Last week I attended the NYeHealth (http://nyehealth.org) Digital Health Conference. What a phenomenal conglomeration of smart people and great ideas. I left feeling so inspired and full of ideas about how to leverage data and technology to drive better care.
George Halvorsen of Kaiser Permanente gave the keynote address on Day 1 (https://speakerdeck.com/nyec/keynote-address-george-halvorson) . His take home on how we improve the healthcare system? "Make the right thing easy to do". Jim Messina headlined on the second day with juicy details of the Obama re-election but more importantly, insights into the way that data fundamentally informed the success of the campaign. His message: we need a similar rigor in designing the healthcare system of the future.
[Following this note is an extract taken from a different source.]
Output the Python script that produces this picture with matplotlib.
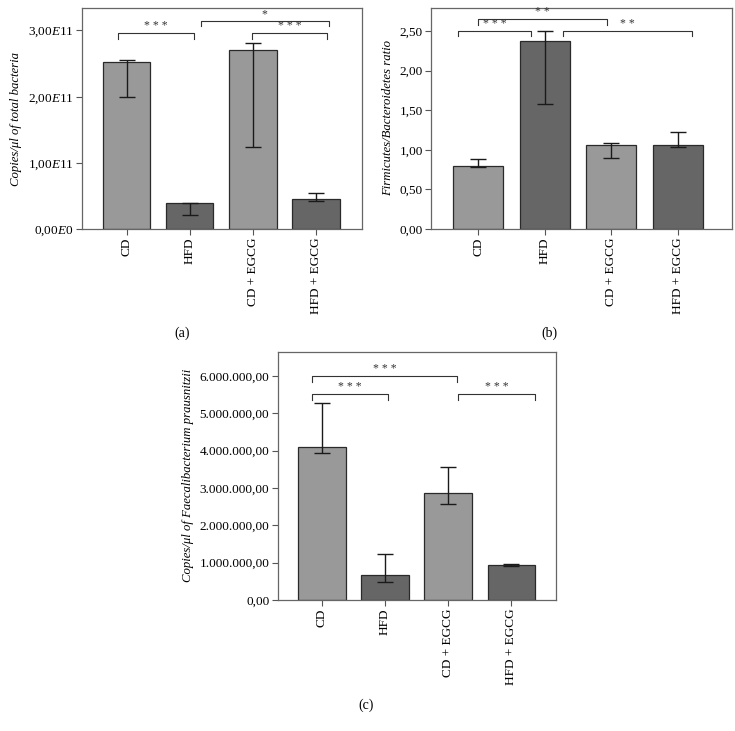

There were elegant apps from medical entrepreneurs like Virgil Wong (http://medicalavatar.com) which uses a "ghost of Christmas future approach to show smokers what will happen to their bodies if they don't quit. It actually works! (http://virgilwong.com/research/).
Dr Heather Evans, a trauma surgeon, shared her experience using Googleglass including connecting to her colleague doing a live hernia repair. The possibilities around documenting the care process and education are really exciting.
I was really delighted to attend a session targeted to connecting socioeconomically challenged populations with health IT (https://speakerdeck.com/nyec/promoting-the-utility-of-patient-portals-for-safety-net-populations-with-low-literacy).
I've blogged before about my work at St Barnabas in the Bronx (http://drgeraldinemcginty.com/blog/2013/10/28/good-fundamentals). While I know that the innovations I saw at the conference could be really influential in improving population health I also know there are significant hurdles to be overcome before they can be made available to people living in poverty and facing complex health issues.
My main takeaway was that there is a vibrant start up health IT community in NYC. I feel fortunate to be practicing here.